Caitlyn Jenner was the celebrity guest of honor at a Wednesday brunch associated with the Republican National Convention. Introduced as “the most famous Republican in the world,” Jenner told the crowd that being a conservative has been a challenge.
“It was easy to come out as trans,” she joked. “It was hard to come out as Republican.”
The fete was hosted by American Unity Fund, a lobby group that helps further tolerance toward LGBT people in the Republican Party. Jenner, a former Olympian who came out in a Diane Sawyer interview last year, says that she’s saddened with the GOP’s recent shift to the far right when it comes to social issues.
"I feel like our best hope to get back to a constitutional government with 18 enumerated powers is in the Republican Party,” Jenner argued. “I have to admit I've been very disappointed over the last five, 10 years, but I won't give up hope on it.”
If she hopes to change her party, Jenner faces a steep climb. Last week, the GOP unveiled what many called the most anti-LGBT platform in its history. While speculation suggested that Republicans might soften their language on topics like marriage equality, the GOP platform affirmed its definition of marriage as a union “between one man and one woman.”

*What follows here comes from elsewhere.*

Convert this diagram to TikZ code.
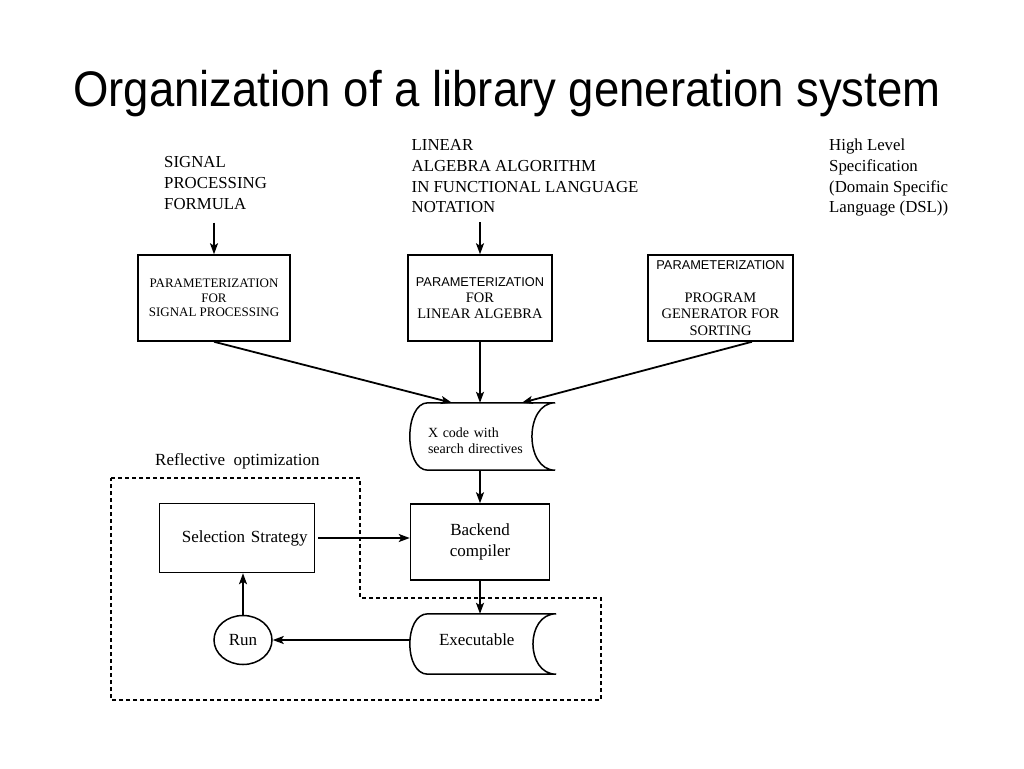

The platform also refers to the Obama administration’s guidance on affirming bathroom access for transgender people as “illegal [and] dangerous, arguing that it “ignores privacy issues.”
Jenner poked fun at the GOP’s stance on restroom use to laughter from attendees.
“I have not had any issues about bathrooms myself,” she said. “I haven't used a men's room in a year and a half, and thank God, because there's some great conversation going on in the ladies' room. And I just want you to know, girls, that I follow all the rules, I've never flushed a feminine product down a toilet.”
Jenner, who currently stars in I Am Cait on E!, then turned her attention to House Bill 2, the controversial North Carolina law that forces trans people to use public bathrooms that do not correspond with their gender identity. Pushed through an “emergency session” of the state’s Congress on March 23, the legislation was introduced, debated, and signed into law in the span of a single day.
Jenner worried about the effect HB 2 could have on youth—who, she argued, face enough bullying in schools as is.
“Now you're telling me that the State of North Carolina is going to come in and bully you too, and say you can't live your authentic life and you have to go in this other bathroom,” the reality star told the American Unity Fund. “It just doesn't work. It's even more depression for these kids.”
Jenner added that it’s important to change hearts and minds through visibility. “The Republican Party needs to understand,” she said. “They need to know people who are trans.”
Her comments were in stark contrast not only to the GOP convention but the crowd who gathered for the event. Outside the Quicken Loans Arena, many attendees were spotted wearing hats mocking Jenner, as People magazine reported. The red trucker hats read “Make Bruce a Man Again,” a play on Donald Trump’s campaign slogan.